Recent signs of slowing inflation were “early stage,” Mr. Powell said. He suggested that it would be bad to realize, months from now, that the central bank had not done enough to bring inflation under control. “We’re talking about a couple more rate hikes,” he said, when asked why the Fed was continuing to raise rates while inflation was moderating.
Markets seesawed after the announcement. Some investors and analysts had expected that the phrase “ongoing increases” might be dropped from the post-meeting statement, but it wasn’t. However, when Mr. Powell said that future decisions on rates would be made meeting by meeting, stocks turned upward, reversing small losses earlier in the day.
“There is only one way forward” on the standoff over the debt limit, Mr. Powell said: Congress must raise it. “No one should assume that the Fed can protect the economy” if lawmakers fail to raise the limit, he added.
The Fed doesn’t want to prematurely declare victory over inflation. But they can finally say a disinflationary process has started. We’re talking about “a couple more” rate increases.
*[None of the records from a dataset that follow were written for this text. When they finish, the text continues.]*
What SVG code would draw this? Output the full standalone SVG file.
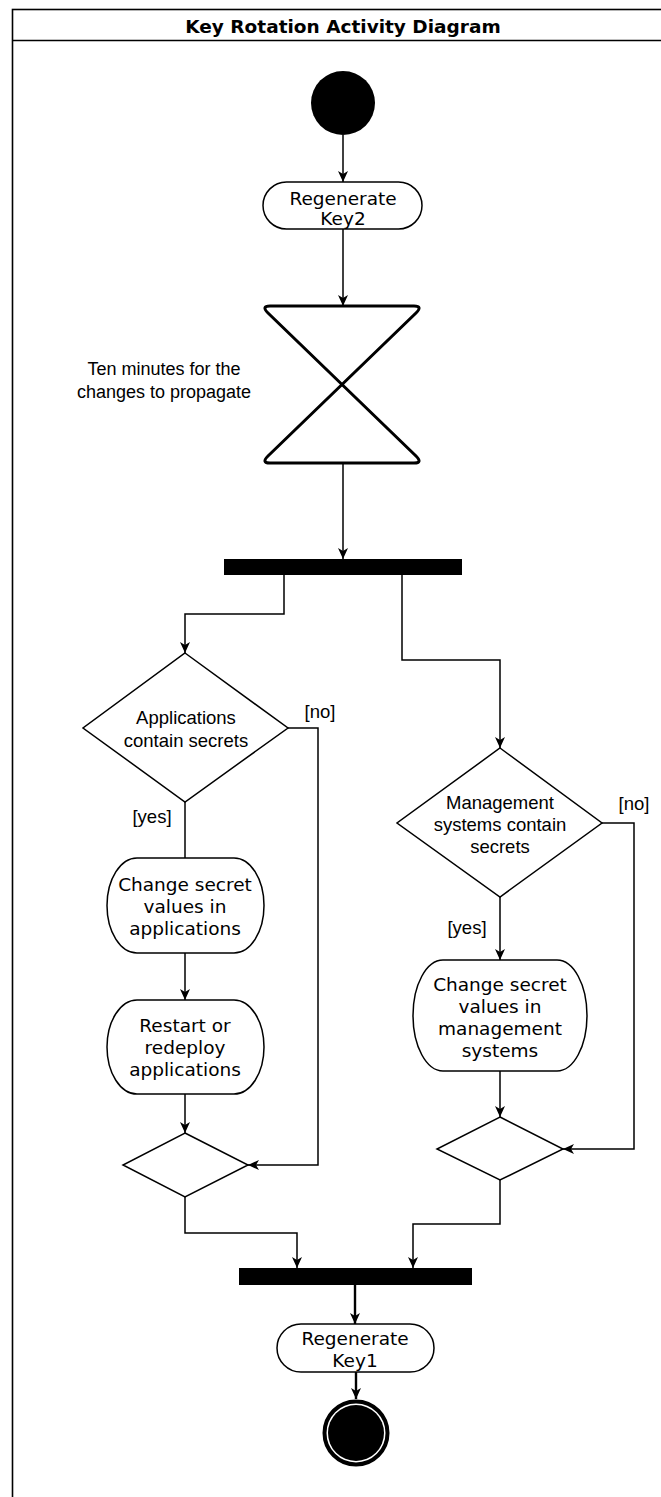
<svg xmlns="http://www.w3.org/2000/svg" width="661" height="1497" viewBox="0 0 661 1497">
<style>
.frame{fill:#fff;stroke:#000;stroke-width:1.6}
.node{fill:#fff;stroke:#000;stroke-width:1.5}
.bar{fill:#000;stroke:none}
.edge{fill:none;stroke:#000;stroke-width:1.5}
.thick{stroke-width:2.4}
.nt{font-family:"DejaVu Sans",Verdana,sans-serif;font-size:18.5px;fill:#000;text-anchor:middle}
.lt{font-family:"Liberation Sans",Arial,sans-serif;font-size:18.5px;fill:#000;text-anchor:middle}
.title{font-family:"DejaVu Sans",Verdana,sans-serif;font-size:18.5px;font-weight:bold;fill:#000;text-anchor:middle}
</style>
<defs>
<marker id="arr" markerUnits="userSpaceOnUse" markerWidth="12" markerHeight="12" refX="11" refY="6" orient="auto">
<path d="M0,1 L11,6 L0,11 L3,6 Z" fill="#000"/>
</marker>
</defs>
<g id="frame">
<rect class="frame" x="12.5" y="9.5" width="680" height="1520"/>
<line class="frame" x1="12.5" y1="40.5" x2="661" y2="40.5"/>
<text class="title" x="343" y="33">Key Rotation Activity Diagram</text>
</g>
<g id="edges">
<line class="edge" x1="343" y1="135" x2="343" y2="182" marker-end="url(#arr)"/>
<line class="edge" x1="343" y1="229" x2="343" y2="306" marker-end="url(#arr)"/>
<line class="edge" x1="343" y1="464" x2="343" y2="559" marker-end="url(#arr)"/>
<polyline class="edge" points="284,575 284,614 185,614 185,653" marker-end="url(#arr)"/>
<polyline class="edge" points="402,575 402,660 500,660 500,748" marker-end="url(#arr)"/>
<polyline class="edge" points="288,728 318,728 318,1165 248,1165" marker-end="url(#arr)"/>
<line class="edge" x1="185" y1="802" x2="185" y2="858"/>
<line class="edge" x1="185" y1="953" x2="185" y2="1000" marker-end="url(#arr)"/>
<line class="edge" x1="185" y1="1094" x2="185" y2="1133" marker-end="url(#arr)"/>
<polyline class="edge" points="185,1197 185,1233 297,1233 297,1268" marker-end="url(#arr)"/>
<polyline class="edge" points="602,823 634,823 634,1149 563,1149" marker-end="url(#arr)"/>
<line class="edge" x1="500" y1="897" x2="500" y2="960" marker-end="url(#arr)"/>
<line class="edge" x1="500" y1="1071" x2="500" y2="1117" marker-end="url(#arr)"/>
<polyline class="edge" points="500,1180 500,1224 413,1224 413,1268" marker-end="url(#arr)"/>
<line class="edge thick" x1="355" y1="1285" x2="355" y2="1324" marker-end="url(#arr)"/>
<line class="edge thick" x1="356" y1="1372" x2="356" y2="1399" marker-end="url(#arr)"/>
<text class="lt" x="320" y="718">[no]</text>
<text class="lt" x="152" y="823">[yes]</text>
<text class="lt" x="634" y="810">[no]</text>
<text class="lt" x="467" y="934">[yes]</text>
</g>
<g id="start">
<circle cx="343" cy="103" r="32" fill="#000"/>
</g>
<g id="regenKey2">
<rect class="node" x="263" y="182" width="159" height="47" rx="23.5" ry="23.5"/>
<text class="nt" x="343" y="205">Regenerate</text>
<text class="nt" x="343" y="225">Key2</text>
</g>
<g id="wait">
<path d="M270,306 L414,306 Q423,306 416,313 L268,456 Q261,463 270,463 L414,463 Q423,463 416,456 L268,313 Q261,306 270,306 Z" fill="#fff" stroke="#000" stroke-width="3" stroke-linejoin="round"/>
<text class="lt" x="164" y="375" style="font-size:18px">Ten minutes for the</text>
<text class="lt" x="164" y="398" style="font-size:18px">changes to propagate</text>
</g>
<g id="fork">
<rect class="bar" x="224" y="559" width="238" height="16"/>
</g>
<g id="decisionApps">
<polygon class="node" points="185,653 288,728 185,802 83,728"/>
<text class="lt" x="186" y="724">Applications</text>
<text class="lt" x="186" y="747">contain secrets</text>
</g>
<g id="changeApps">
<rect class="node" x="107" y="858" width="157" height="95" rx="30" ry="47.5"/>
<text class="nt" x="185" y="891">Change secret</text>
<text class="nt" x="185" y="913">values in</text>
<text class="nt" x="185" y="935">applications</text>
</g>
<g id="restartApps">
<rect class="node" x="107" y="1000" width="157" height="94" rx="30" ry="47"/>
<text class="nt" x="185" y="1032">Restart or</text>
<text class="nt" x="185" y="1054">redeploy</text>
<text class="nt" x="185" y="1076">applications</text>
</g>
<g id="mergeApps">
<polygon class="node" points="185,1133 248,1165 185,1197 123,1165"/>
</g>
<g id="decisionMgmt">
<polygon class="node" points="500,748 602,823 500,897 397,823"/>
<text class="lt" x="500" y="809">Management</text>
<text class="lt" x="500" y="831">systems contain</text>
<text class="lt" x="500" y="853">secrets</text>
</g>
<g id="changeMgmt">
<rect class="node" x="413" y="960" width="174" height="111" rx="30" ry="55.5"/>
<text class="nt" x="500" y="991">Change secret</text>
<text class="nt" x="500" y="1013">values in</text>
<text class="nt" x="500" y="1035">management</text>
<text class="nt" x="500" y="1057">systems</text>
</g>
<g id="mergeMgmt">
<polygon class="node" points="500,1117 563,1149 500,1180 437,1149"/>
</g>
<g id="join">
<rect class="bar" x="239" y="1268" width="233" height="17"/>
</g>
<g id="regenKey1">
<rect class="node" x="277" y="1324" width="157" height="48" rx="24" ry="24"/>
<text class="nt" x="355" y="1345">Regenerate</text>
<text class="nt" x="355" y="1367">Key1</text>
</g>
<g id="end">
<circle cx="356" cy="1433" r="31.5" fill="#fff" stroke="#000" stroke-width="4"/>
<circle cx="356" cy="1433" r="28" fill="#000"/>
</g>
</svg>
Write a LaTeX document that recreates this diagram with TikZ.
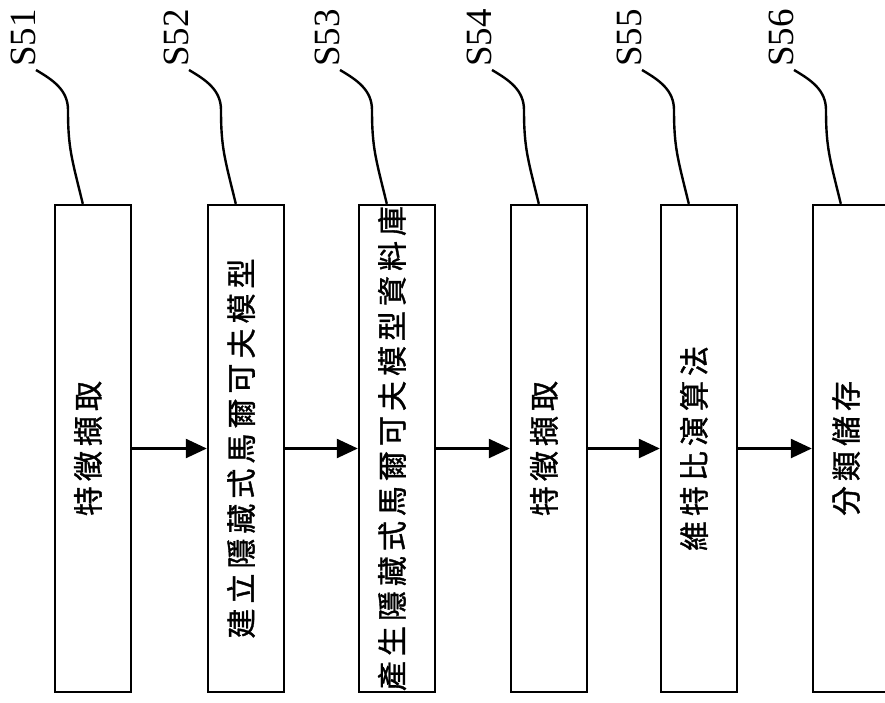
\documentclass[tikz,border=0pt]{standalone}
\usepackage{fontspec}
\setmainfont{Liberation Serif}
\newfontfamily\cjk[LetterSpace=16.7,FakeBold=1.2]{Noto Sans CJK TC}
\usetikzlibrary{arrows.meta,calc}
\begin{document}
\begin{tikzpicture}[x=1pt,y=-1pt,
  stepbox/.style={draw, line width=2.4pt, minimum width=76pt, minimum height=487pt, inner sep=0pt},
  steptext/.style={rotate=90, font=\cjk\fontsize{30pt}{30pt}\selectfont, inner sep=0pt},
  steplabel/.style={rotate=90, font=\fontsize{37pt}{37pt}\selectfont, inner sep=0pt},
  flow/.style={line width=2.4pt, -{Triangle[length=21pt,width=19pt]}},
  leader/.style={line width=2.4pt}]
\clip (0,0) rectangle (885,702);
\fill[white] (0,0) rectangle (885,702);
\foreach \i/\cx/\txt in {1/93/特徵擷取,2/246/建立隱藏式馬爾可夫模型,3/397/產生隱藏式馬爾可夫模型資料庫,4/549/特徵擷取,5/699/維特比演算法,6/851/分類儲存}{
  \node[stepbox] (b\i) at (\cx,448.5) {};
  \node[steptext] (t\i) at ([xshift=-5pt]b\i.center) {\txt};
  \node[steplabel] (L\i) at (\cx-70,38) {S5\i};
  \draw[leader] ($(L\i)+(13,32)$) .. controls ($(L\i)+(30,42)$) and ($(L\i)+(45,52)$) .. ($(L\i)+(45,72)$)
     .. controls ($(L\i)+(45,110)$) and ($(b\i.north west)+(18,-45)$) .. ($(b\i.north west)+(29,0)$);
}
\foreach \i/\j in {1/2,2/3,3/4,4/5,5/6}{
  \draw[flow] (b\i.east) -- (b\j.west);
}
\end{tikzpicture}
\end{document}
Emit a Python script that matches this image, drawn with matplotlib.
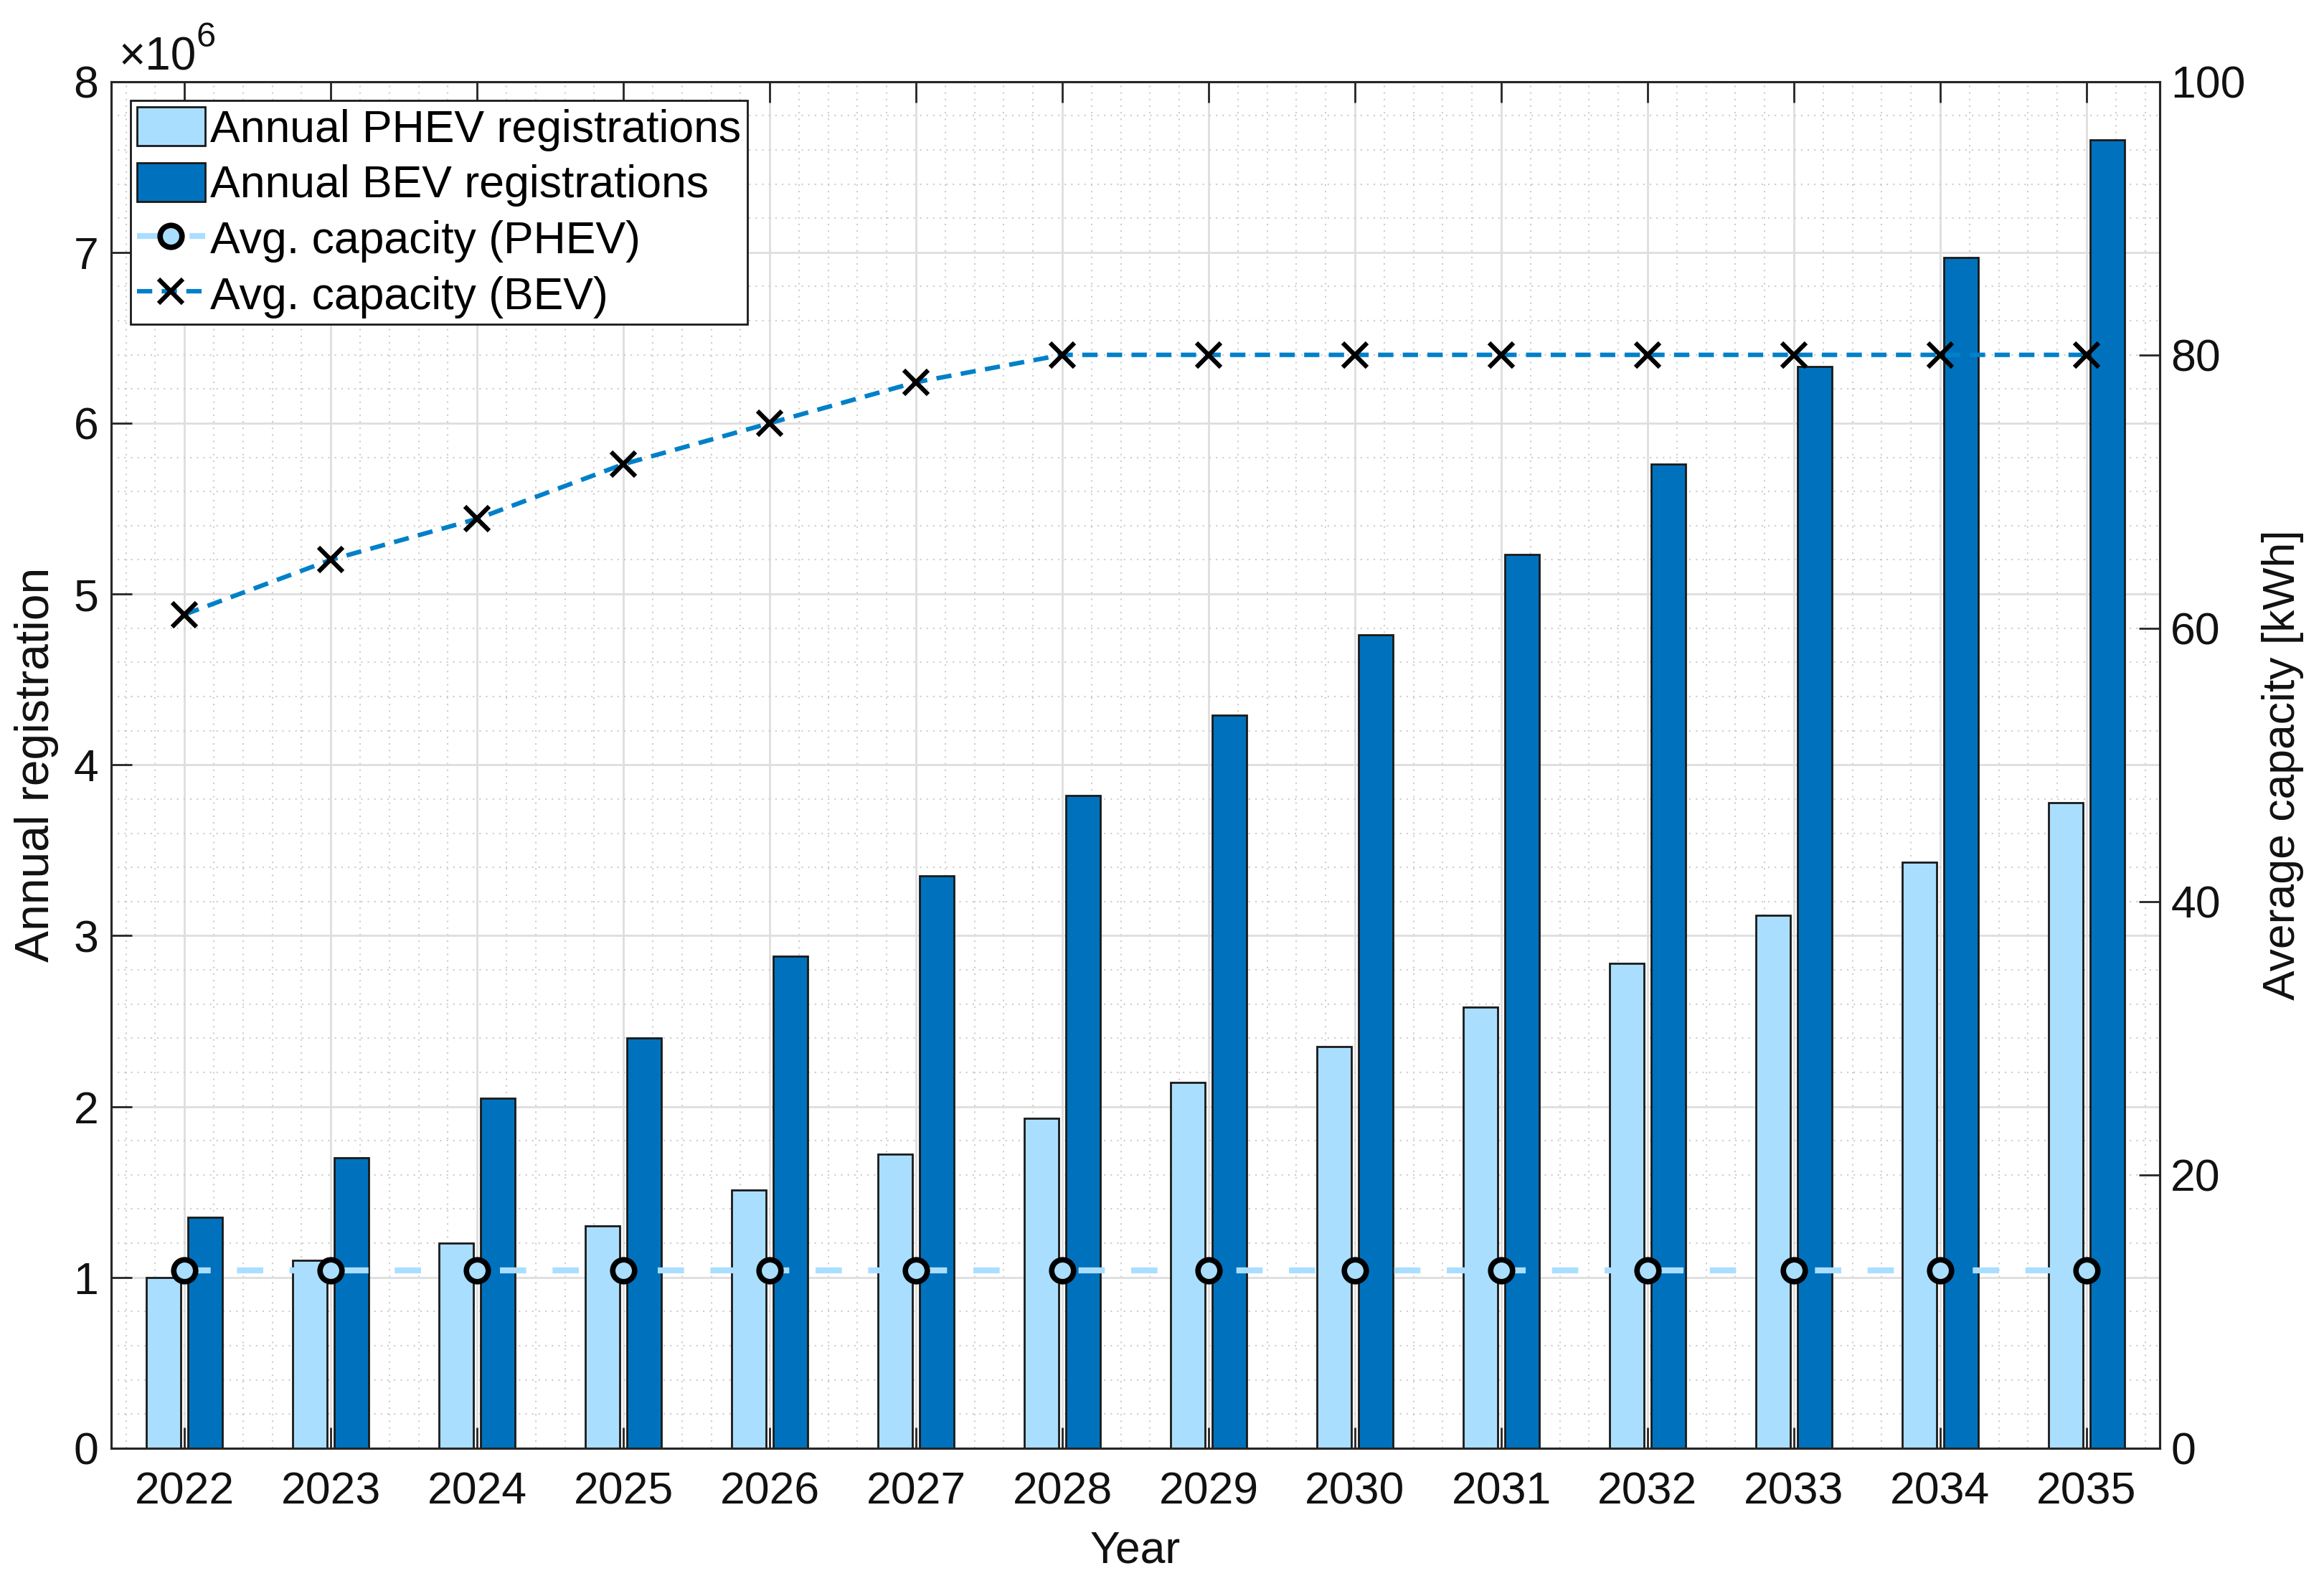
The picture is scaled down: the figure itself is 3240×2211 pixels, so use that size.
import matplotlib
matplotlib.use('Agg')
import matplotlib.pyplot as plt
from matplotlib.ticker import MultipleLocator, FuncFormatter, FixedLocator
import numpy as np

plt.rcParams['font.family'] = ['Liberation Sans', 'DejaVu Sans']

# ---------------- data ----------------
years = [2022, 2023, 2024, 2025, 2026, 2027, 2028, 2029, 2030, 2031, 2032, 2033, 2034, 2035]
phev_reg = [1.00e6, 1.10e6, 1.20e6, 1.30e6, 1.51e6, 1.72e6, 1.93e6, 2.14e6, 2.35e6,
            2.58e6, 2.84e6, 3.12e6, 3.43e6, 3.78e6]
bev_reg = [1.35e6, 1.70e6, 2.05e6, 2.40e6, 2.88e6, 3.35e6, 3.82e6, 4.29e6, 4.76e6,
           5.23e6, 5.76e6, 6.33e6, 6.97e6, 7.66e6]
phev_cap = [13, 13, 13, 13, 13, 13, 13, 13, 13, 13, 13, 13, 13, 13]
bev_cap = [61, 65, 68, 72, 75, 78, 80, 80, 80, 80, 80, 80, 80, 80]
left_ticks = [0, 1e6, 2e6, 3e6, 4e6, 5e6, 6e6, 7e6, 8e6]
right_ticks = [0, 20, 40, 60, 80, 100]

labels = ['Annual PHEV registrations', 'Annual BEV registrations',
          'Avg. capacity (PHEV)', 'Avg. capacity (BEV)']

# ---------------- styles ----------------
LIGHT = '#AADEFF'
DARK = '#0072BD'
LINEBLUE = '#0080C8'
EDGE = '#1a1a1a'
AXC = '#262626'
TXT = '#111111'
FS = 45

fig = plt.figure(figsize=(32.4, 22.11), dpi=100)
ax = fig.add_axes([0.0479, 0.0869, 0.8814, 0.8617])

x = np.array(years, dtype=float)
b1 = ax.bar(x - 0.142, phev_reg, width=0.236, color=LIGHT, edgecolor=EDGE, linewidth=2, zorder=3)
b2 = ax.bar(x + 0.142, bev_reg, width=0.236, color=DARK, edgecolor=EDGE, linewidth=2, zorder=3)

ax.set_xlim(2021.5, 2035.5)
ax.set_ylim(0, 8e6)
ax.xaxis.set_major_locator(FixedLocator(years))
ax.xaxis.set_minor_locator(MultipleLocator(0.2))
ax.yaxis.set_major_locator(FixedLocator(left_ticks))
ax.yaxis.set_minor_locator(MultipleLocator(2e5))
ax.xaxis.set_major_formatter(FuncFormatter(lambda v, p: f'{int(round(v))}'))
ax.yaxis.set_major_formatter(FuncFormatter(lambda v, p: f'{v/1e6:g}'))

ax.set_axisbelow(True)
ax.grid(which='major', color='#dedede', linewidth=2.0, linestyle='-')
ax.grid(which='minor', color='#cdcdcd', linewidth=1.5, linestyle=(0, (1.0, 3.4)))

ax.tick_params(which='major', direction='in', length=21, width=2, color=AXC,
               labelsize=FS, labelcolor=TXT, top=True, bottom=True, left=True, right=False)
ax.tick_params(which='minor', length=0, top=False, bottom=False, left=False, right=False)
ax.tick_params(axis='x', pad=23)
ax.tick_params(axis='y', pad=13)
for s in ax.spines.values():
    s.set_color(AXC)
    s.set_linewidth(2.2)

ax.set_ylabel('Annual registration', fontsize=47.5, color=TXT)
ax.yaxis.set_label_coords(-0.0255, 0.5)
ax.set_xlabel('Year', fontsize=FS, color=TXT)
ax.xaxis.set_label_coords(0.5, -0.0597)

# scale factor annotation (x10^6)
ax.text(0.0036, 1.0085, '\u00d710', transform=ax.transAxes, fontsize=46,
        color=TXT, ha='left', va='baseline')
ax.text(0.0415, 1.0255, '6', transform=ax.transAxes, fontsize=35,
        color=TXT, ha='left', va='baseline')

ax2 = ax.twinx()
ax2.set_ylim(0, 100)
ax2.yaxis.set_major_locator(FixedLocator(right_ticks))
ax2.tick_params(which='major', direction='in', length=21, width=2, color=AXC,
                labelsize=FS, labelcolor=TXT, pad=11, right=True, left=False)
ax2.tick_params(which='minor', length=0)
for s in ax2.spines.values():
    s.set_color(AXC)
    s.set_linewidth(2.2)

l1, = ax2.plot(years, phev_cap, linestyle='--', dashes=(4.4, 4.4), color=LIGHT, linewidth=6,
               marker='o', markersize=22, markerfacecolor=LIGHT, markeredgecolor='black',
               markeredgewidth=5.5, zorder=4)
l2, = ax2.plot(years, bev_cap, linestyle='--', dashes=(3.4, 2.1), color=LINEBLUE, linewidth=4.5,
               marker='x', markersize=24, markeredgecolor='black', markeredgewidth=4.5, zorder=4)

ax2.set_ylabel('Average capacity [kWh]', fontsize=45, color=TXT)
ax2.yaxis.set_label_coords(1.0499, 0.5)

leg = ax2.legend([b1, b2, l1, l2], labels, loc='upper left', bbox_to_anchor=(0.0094, 0.986),
                 borderaxespad=0, fontsize=FS, frameon=True, fancybox=False,
                 edgecolor=EDGE, framealpha=1, handlelength=1.52, handletextpad=0.12,
                 borderpad=0.14, labelspacing=0.26, handleheight=0.95)
leg.get_frame().set_linewidth(2)
leg.set_zorder(10)

fig.savefig('out.png', dpi=100)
Powell still expects to keep rates high through all of 2023 and he thinks that the Fed can pull off a soft landing: Getting inflation back to 2% without big job losses. But Mr. Powell had some stern words for lawmakers. He was clear that the debt ceiling needs to be raised, and the Fed can’t avert big problems if it isn’t.
Investors and policymakers have been in a standoff for a while now, with the Fed indicating it plans to keep rates high and markets expecting the central bank to cut rates later this year as the economy loses momentum. Powell took a shot across investors’ bow just now: “I just don’t see us cutting rates this year,” he said.